David Simchi-Levi is a professor of engineering systems with appointments at the Institute for Data, Systems, and Society and the Department of Civil and Environmental Engineering (CEE) at MIT. His research focuses on developing and implementing robust and efficient techniques for supply chains and revenue management. He has founded three companies in the fields of supply chain and business analytics: LogicTools, a venture focused on supply chain analytics, which became a part of IBM; OPS Rules, a business analytics venture that was acquired by Accenture Analytics; and Opalytics, which focuses on cloud computing for business analytics.

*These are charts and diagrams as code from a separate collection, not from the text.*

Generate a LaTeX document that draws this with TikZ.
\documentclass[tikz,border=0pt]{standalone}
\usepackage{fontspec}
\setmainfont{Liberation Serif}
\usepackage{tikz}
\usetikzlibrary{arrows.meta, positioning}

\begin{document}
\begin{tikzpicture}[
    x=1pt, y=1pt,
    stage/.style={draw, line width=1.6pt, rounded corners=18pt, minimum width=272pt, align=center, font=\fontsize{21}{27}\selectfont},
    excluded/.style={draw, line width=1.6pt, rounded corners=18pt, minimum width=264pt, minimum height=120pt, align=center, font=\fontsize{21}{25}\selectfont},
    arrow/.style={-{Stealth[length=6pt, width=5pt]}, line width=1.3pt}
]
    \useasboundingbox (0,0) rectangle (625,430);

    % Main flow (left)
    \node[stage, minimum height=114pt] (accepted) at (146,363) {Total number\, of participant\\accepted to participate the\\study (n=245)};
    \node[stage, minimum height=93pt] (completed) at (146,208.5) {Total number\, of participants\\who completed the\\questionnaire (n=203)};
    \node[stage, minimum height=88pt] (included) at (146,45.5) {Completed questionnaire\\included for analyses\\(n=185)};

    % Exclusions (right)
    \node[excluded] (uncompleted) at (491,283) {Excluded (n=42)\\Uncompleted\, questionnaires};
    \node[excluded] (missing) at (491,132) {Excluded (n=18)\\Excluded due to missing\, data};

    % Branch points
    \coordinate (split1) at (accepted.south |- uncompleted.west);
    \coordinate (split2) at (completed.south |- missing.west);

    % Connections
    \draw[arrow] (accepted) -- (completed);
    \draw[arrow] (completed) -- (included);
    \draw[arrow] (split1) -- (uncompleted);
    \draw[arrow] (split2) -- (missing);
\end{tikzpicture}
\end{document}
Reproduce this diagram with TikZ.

In addition to his role as a professor of engineering systems, Simchi-Levi leads the Accenture and MIT Alliance in Business Analytics. The alliance brings together MIT faculty, PhD students, and a host of partner companies to solve some of the most pressing challenges global organizations are facing today. The alliance is cross-industry, collaborating with companies in sectors ranging from retail space, to government and financial services, to the airline industry. This diversity enables the alliance to be cross-functional, with projects that focus on everything from supply chain optimization to revenue generation and from predictive maintenance to fraud detection. In many cases, these endeavors have led to companywide adoption of MIT technology, analytics, and algorithms to increase productivity and profits.
Putting theory to practice, Simchi-Levi and his team worked with a large mining company in Latin America to improve its mining operations. Their algorithm receives data every five seconds from thousands of sensors and predicts product quality 10, 15, and 20 hours prior to product completion. Specifically, they used these data to identify impurities, such as silica level in the finished product, and to suggest corrective strategies to improve quality.
In the realm of price optimization, Simchi-Levi’s alliance has worked with a number of major online retailers, including Groupon; B2W, Latin America’s largest online retailer; and Rue La La. Rue La La operates in the flash-sale industry, in which online retailers use events to temporarily discount products.
“But how do you price a product on the website the first time if you have no historical data?” Simchi-Levi asks. “We applied machine learning algorithms to learn from similar products and then optimization algorithms to price products the company never sold before, and the impact was dramatic, increasing revenue by about 11 percent.”
It’s a deceptively simple answer. But for Simchi-Levi, well known as a visionary thought leader in his field, solving tough problems is at the heart of the work of the Accenture and MIT Alliance in Business Analytics.
“In the case of Groupon and B2W, we developed a three-step process to optimize and automate pricing decisions,” he says. First, they utilize machine learning to combine internal historical data with external data to create a complete profile of consumer behavior. Second, they post pricing decisions on the website and observe consumer behavior. Third, they learn and improve pricing decisions based on that behavior in order to optimize the final price. “In all of these cases, we made a big impact on the bottom line: increasing revenue, increasing profit, and increasing market share,” he says.
At any point in time, Simchi-Levi’s business analytics alliance, which has been going strong since 2013, has between 10 and 20 projects running simultaneously. He suggests the reason so many companies are turning to MIT for their business challenges has a lot to do with recent technology trends and the Alliance’s role at the forefront of those developments.
Specifically, he mentions three technology trends: digitization; automation; and analytics, including the application of machine learning and artificial intelligence algorithms. However, he observes that initially it is difficult for executives to accept that black box analytics can do a better job at pricing a product than the merchants who know the product and have been working in the industry for 25 years. While Simchi-Levi concedes that this is partially true, he notes that with thousands upon thousands of products to price, merchants can focus only on the top 10 percent, whereas MIT’s analytics can achieve the same performance on the top 10 percent, while achieving an equally impressive performance on the middle 50 percent and equally similar performance on the long tail.
More precisely, “While the company merchant will focus on a small portion, we can focus on the entire company portfolio,” he says. “We’re talking about the ability to use data and analytics to optimize prices for thousands of products.”
“Business analytics is a very exciting area. If you open any business journal you will see references to data science and data analytics,” Simchi-Levi says. But his expertise has led him to explore a deeper truth about this obsession with data analytics: “My experience is that while there is a lot of excitement around this area, industry actually does very little [in the way of] using data and analytics to automate and improve processes.”
He says there are three main challenges industry faces in the area of data analytics: data quality, information silos, and internal resistance. “What we do at MIT is bring all of these opportunities together by improving the data quality, convincing executives to start experimenting with some of the technology, and connecting different data sources into an effective platform for analytics.”